Modules & Commands¶

hfst¶

Morphological analysis with finite state transducers.

tokenize

Tokenize text using PMHFST model.

let x = hfst.tokenize(entry, {
    model_path: "tokeniser.pmhfst"
});

Input: String | Output: String (CG3 format)

cg3¶

Constraint Grammar disambiguation and processing.

vislcg3

Apply CG3 rules from compiled grammar.

let x = cg3.vislcg3(input, {
    model_path: "grammar.bin",
    config: { trace: false }
});

Input: String (CG3) | Output: String (CG3)

Tip

Enable tracing: -c 'vislcg3={"config":{"trace":true}}'

mwesplit

Split multi-word expressions.

let x = cg3.mwesplit(input);

Input: String (CG3) | Output: String (CG3)

streamcmd

Insert CG3 stream commands (SETVAR, REMVAR).

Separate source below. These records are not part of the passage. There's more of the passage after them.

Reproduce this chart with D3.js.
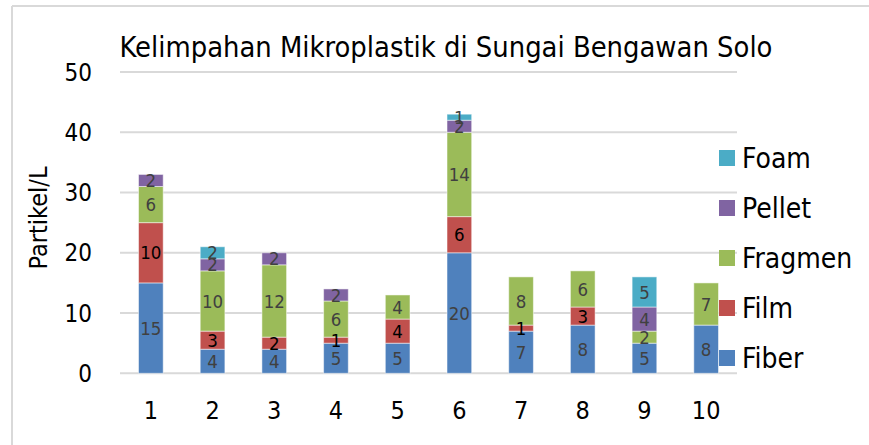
<!DOCTYPE html>
<html>
<head>
<meta charset="utf-8">
<script src="https://cdn.jsdelivr.net/npm/d3@7"></script>
<style>
  body { margin: 0; background: #fff; }
  svg text { font-family: "DejaVu Sans", sans-serif; font-stretch: condensed; }
</style>
</head>
<body>
<svg id="chart" width="869" height="445"></svg>
<script>
var sites = ["1", "2", "3", "4", "5", "6", "7", "8", "9", "10"];
var seriesNames = ["Fiber", "Film", "Fragmen", "Pellet", "Foam"];
var fiber   = [15, 4, 4, 5, 5, 20, 7, 8, 5, 8];
var film    = [10, 3, 2, 1, 4, 6, 1, 3, 0, 0];
var fragmen = [6, 10, 12, 6, 4, 14, 8, 6, 2, 7];
var pellet  = [2, 2, 2, 2, 0, 2, 0, 0, 4, 0];
var foam    = [0, 2, 0, 0, 0, 1, 0, 0, 5, 0];
var yTicks  = [0, 10, 20, 30, 40, 50];

var colors = {Fiber: "#4f81bd", Film: "#c0504d", Fragmen: "#9bbb59", Pellet: "#8064a2", Foam: "#4bacc6"};
var labelColors = {Fiber: "#404040", Film: "#000", Fragmen: "#404040", Pellet: "#404040", Foam: "#404040"};

var rows = sites.map((s, i) => ({site: s, Fiber: fiber[i], Film: film[i], Fragmen: fragmen[i], Pellet: pellet[i], Foam: foam[i]}));
var stacked = d3.stack().keys(seriesNames)(rows);

var svg = d3.select('#chart');

// chart frame (only top and left edge visible)
svg.append('line').attr('x1', 12).attr('x2', 869).attr('y1', 6).attr('y2', 6)
    .attr('stroke', '#d9d9d9').attr('stroke-width', 2);
svg.append('line').attr('x1', 12).attr('x2', 12).attr('y1', 6).attr('y2', 445)
    .attr('stroke', '#d9d9d9').attr('stroke-width', 2);

var x = d3.scaleBand().domain(sites).range([120, 737]).paddingInner(0.6).paddingOuter(0.3);
var y = d3.scaleLinear().domain([0, 50]).range([373.3, 72]);

// gridlines
svg.append('g').selectAll('line')
    .data(yTicks)
    .enter()
    .append('line')
    .attr('x1', 120).attr('x2', 737)
    .attr('y1', d => y(d)).attr('y2', d => y(d))
    .attr('stroke', '#d9d9d9').attr('stroke-width', 2);

// y tick labels
svg.append('g').selectAll('text')
    .data(yTicks)
    .enter()
    .append('text')
    .attr('x', 92).attr('y', d => y(d))
    .attr('dy', '0.36em')
    .attr('text-anchor', 'end')
    .attr('font-size', 24)
    .text(d => d);

// x tick labels
svg.append('g').selectAll('text')
    .data(sites)
    .enter()
    .append('text')
    .attr('x', d => x(d) + x.bandwidth() / 2).attr('y', 419)
    .attr('text-anchor', 'middle')
    .attr('font-size', 25)
    .text(d => d);

// bars
let layers = svg.append('g').selectAll('g')
    .data(stacked)
    .enter()
    .append('g')
    .attr('fill', d => colors[d.key]);

layers.selectAll('rect')
    .data(d => d.filter(p => p[1] > p[0]))
    .enter()
    .append('rect')
    .attr('x', d => x(d.data.site))
    .attr('y', d => y(d[1]))
    .attr('width', x.bandwidth())
    .attr('height', d => y(d[0]) - y(d[1]))
    .attr('stroke', 'rgba(255,255,255,0.5)')
    .attr('stroke-width', 1);

// data labels
let labelLayers = svg.append('g').selectAll('g')
    .data(stacked)
    .enter()
    .append('g')
    .attr('fill', d => labelColors[d.key]);

labelLayers.selectAll('text')
    .data(d => d.filter(p => p[1] > p[0]))
    .enter()
    .append('text')
    .attr('x', d => x(d.data.site) + x.bandwidth() / 2)
    .attr('y', d => (y(d[0]) + y(d[1])) / 2)
    .attr('dy', '0.36em')
    .attr('text-anchor', 'middle')
    .attr('font-size', 18.5)
    .text(d => d[1] - d[0]);

// title
svg.append('text')
    .attr('x', 446).attr('y', 57)
    .attr('text-anchor', 'middle')
    .attr('font-size', 28.8)
    .text('Kelimpahan Mikroplastik di Sungai Bengawan Solo');

// y axis title
svg.append('text')
    .attr('transform', 'translate(47,218) rotate(-90)')
    .attr('text-anchor', 'middle')
    .attr('font-size', 25)
    .text('Partikel/L');

// legend, top to bottom: Foam ... Fiber
var legendOrder = seriesNames.slice().reverse();
let legend = svg.append('g').selectAll('g')
    .data(legendOrder)
    .enter()
    .append('g')
    .attr('transform', (d, i) => `translate(719,${150 + i * 50})`);

legend.append('rect')
    .attr('width', 16).attr('height', 16)
    .attr('fill', d => colors[d]);

legend.append('text')
    .attr('x', 23).attr('y', 8)
    .attr('dy', '0.36em')
    .attr('font-size', 28)
    .text(d => d);
</script>
</body>
</html>
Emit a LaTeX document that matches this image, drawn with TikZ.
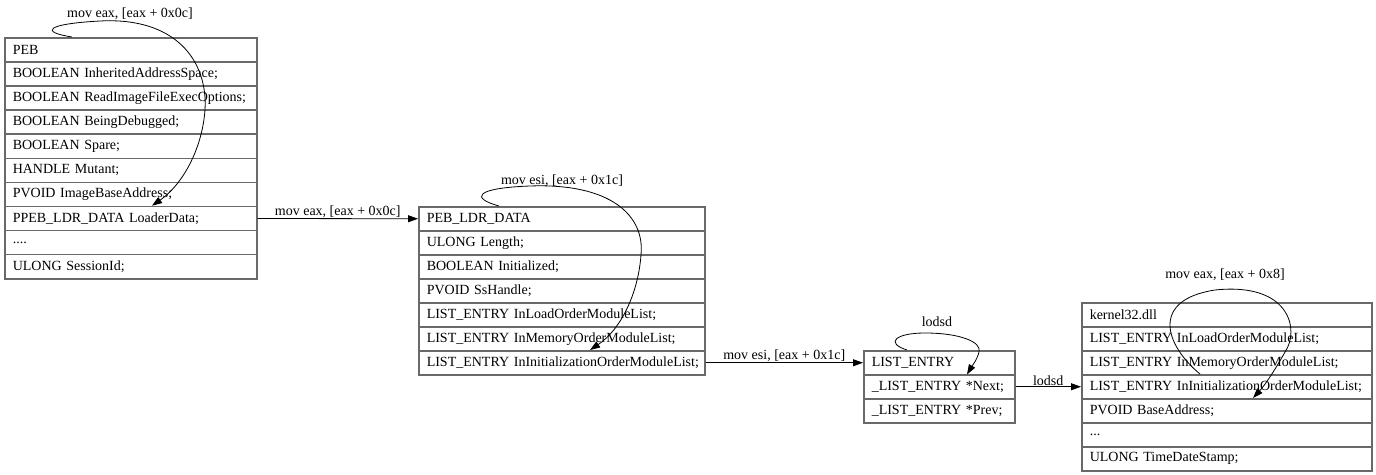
\documentclass[tikz,border=0pt]{standalone}
\usepackage{fontspec}
\setmainfont{Liberation Serif}
\usetikzlibrary{arrows.meta}
\definecolor{boxline}{RGB}{105,105,105}
\newcommand\myfourdots{....}
\newcommand\mythreedots{...}
\tikzset{
  rec/.style={draw=boxline, line width=1.5pt, anchor=north west, inner xsep=8pt, inner ysep=0pt,
    align=left, font=\fontsize{14}{16}\selectfont},
  edge/.style={draw=black, line width=0.8pt, -{Triangle[length=10pt,width=7pt]}},
  lbl/.style={font=\fontsize{14}{16}\selectfont, inner sep=0.5pt}
}
\begin{document}
\begin{tikzpicture}[x=1pt,y=-1pt]
\useasboundingbox (0,0) rectangle (1376,474);
% PEB
\foreach \t [count=\i from 0] in {PEB, BOOLEAN InheritedAddressSpace;, BOOLEAN ReadImageFileExecOptions;, BOOLEAN BeingDebugged;, BOOLEAN Spare;, HANDLE Mutant;, PVOID ImageBaseAddress;, PPEB\_LDR\_DATA LoaderData;, \myfourdots, ULONG SessionId;}
  \node[rec, text width=236pt, minimum height=24.1pt] (peb\i) at (4,{37+24.1*\i}) {\mbox{\t}};
% PEB_LDR_DATA
\foreach \t [count=\i from 0] in {PEB\_LDR\_DATA, ULONG Length;, BOOLEAN Initialized;, PVOID SsHandle;, LIST\_ENTRY InLoadOrderModuleList;, LIST\_ENTRY InMemoryOrderModuleList;, LIST\_ENTRY InInitializationOrderModuleList;}
  \node[rec, text width=270pt, minimum height=24pt] (ldr\i) at (418,{206+24*\i}) {\mbox{\t}};
% LIST_ENTRY
\foreach \t [count=\i from 0] in {LIST\_ENTRY, \_LIST\_ENTRY *Next;, \_LIST\_ENTRY *Prev;}
  \node[rec, text width=135pt, minimum height=24pt] (le\i) at (863,{350+24*\i}) {\mbox{\t}};
% kernel32.dll
\foreach \t [count=\i from 0] in {kernel32.dll, LIST\_ENTRY InLoadOrderModuleList;, LIST\_ENTRY InMemoryOrderModuleList;, LIST\_ENTRY InInitializationOrderModuleList;, PVOID BaseAddress;, \mythreedots, ULONG TimeDateStamp;}
  \node[rec, text width=274pt, minimum height=24pt] (k\i) at (1081,{302+24*\i}) {\mbox{\t}};

% straight edges
\draw[edge] (peb7.east) -- node[above, lbl] (l1) {mov eax, [eax + 0x0c]} (ldr0.west);
\draw[edge] (ldr6.east) -- node[above, lbl] (l2) {mov esi, [eax + 0x1c]} (le0.west);
\draw[edge] (le1.east) -- node[above, lbl] (l3) {lodsd} (k3.west);

% self loops
\draw[edge] ([xshift=68pt]peb0.north west) .. controls (40,32) and (45,24) .. (100,21)
  .. controls (175,17) and (208,60) .. (205,110)
  .. controls (202,150) and (182,185) .. ([xshift=148pt]peb7.north west);
\node[lbl] (s1) at (130,14) {mov eax, [eax + 0x0c]};

\draw[edge] ([xshift=81pt]ldr0.north west) .. controls (470,198) and (475,188) .. (530,186)
  .. controls (610,183) and (645,215) .. (641,255)
  .. controls (638,295) and (620,330) .. ([xshift=172pt]ldr6.north west);
\node[lbl] (s2) at (562,181) {mov esi, [eax + 0x1c]};

\draw[edge] ([xshift=44pt]le0.north west) .. controls (885,343) and (895,333) .. (925,333)
  .. controls (960,333) and (982,342) .. (979,352)
  .. controls (977,360) and (972,366) .. ([xshift=104pt,yshift=1pt]le0.south west);
\node[lbl] (s3) at (937,322) {lodsd};

\draw[edge] ([xshift=119pt]k3.north west) .. controls (1165,345) and (1150,300) .. (1215,290)
  .. controls (1290,282) and (1300,330) .. (1285,352)
  .. controls (1275,370) and (1265,385) .. ([xshift=172pt]k4.north west);
\node[lbl] (s4) at (1225,275) {mov eax, [eax + 0x8]};
\end{tikzpicture}
\end{document}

let x = cg3.streamcmd(input, { key: "SETVAR" });

Input: String (CG3) | Output: String (CG3)

Tip

Configure: -c 'cmd-id="variable=value"'

sentences

Extract sentences from CG3 stream.

let sentences = cg3.sentences(input, {
    mode: "surface"  // or "phonological" for TTS
});

Input: String (CG3) | Output: ArrayString

to_json

Convert CG3 output to JSON.

let json = cg3.to_json(input);

Input: String (CG3) | Output: Json

divvun¶

Spell/grammar checking and suggestions.

blanktag

Analyze whitespace using HFST.

let x = divvun.blanktag(input, {
    model_path: "analyser-gt-whitespace.hfst"
});

Input: String (CG3) | Output: String (CG3)

cgspell

Spell check with error models.

let x = divvun.cgspell(input, {
    err_model_path: "errmodel.hfst",
    acc_model_path: "acceptor.hfst",
    config: {
        n_best: 10,
        max_weight: 5000.0,
        beam: 15.0,
        recase: true
    }
});

Input: String (CG3) | Output: String (CG3 with suggestions)

suggest

Generate error report with suggestions.

let errors = divvun.suggest(input, {
    model_path: "generator.hfstol"
});

Input: String (CG3 with error tags) | Output: Json (error array)

Tip

Configure locales and filters: -c 'suggest={"locales":["fo","en"],"ignore":["typo"]}'

speech¶

Text-to-speech synthesis.

Note

Speech features must be enabled during build.

normalize

Normalize text for TTS.

let x = speech.normalize(input, {
    normalizers: { "Sem/Plc": "place-norm.hfst" },
    generator: "generator.hfst",
    analyzer: "analyzer.hfst"
});

Input: String (CG3) | Output: String (CG3 with phonological forms)

phon

Add phonological forms.

let x = speech.phon(input, {
    model: "phon.hfst",
    tag_models: { "Prop": "phon-prop.hfst" }
});

Input: String (CG3) | Output: String (CG3 with phon tags)

tts

Synthesize speech.

let audio = speech.tts(sentences, {
    voice_model: "voice.onnx",
    univnet_model: "vocoder.onnx",
    speaker: 0,
    language: 0,
    alphabet: "sme"  // "sme", "smj", "sma", "smi"
});

Input: String or ArrayString | Output: Bytes (WAV audio)

Tip

Override speaker: -c 'tts-cmd={"speaker":1}'

example¶

Learning and demo functions.

reverse

Reverse a string.

let x = example.reverse(entry);

upper

Convert to uppercase.

let x = example.upper(entry);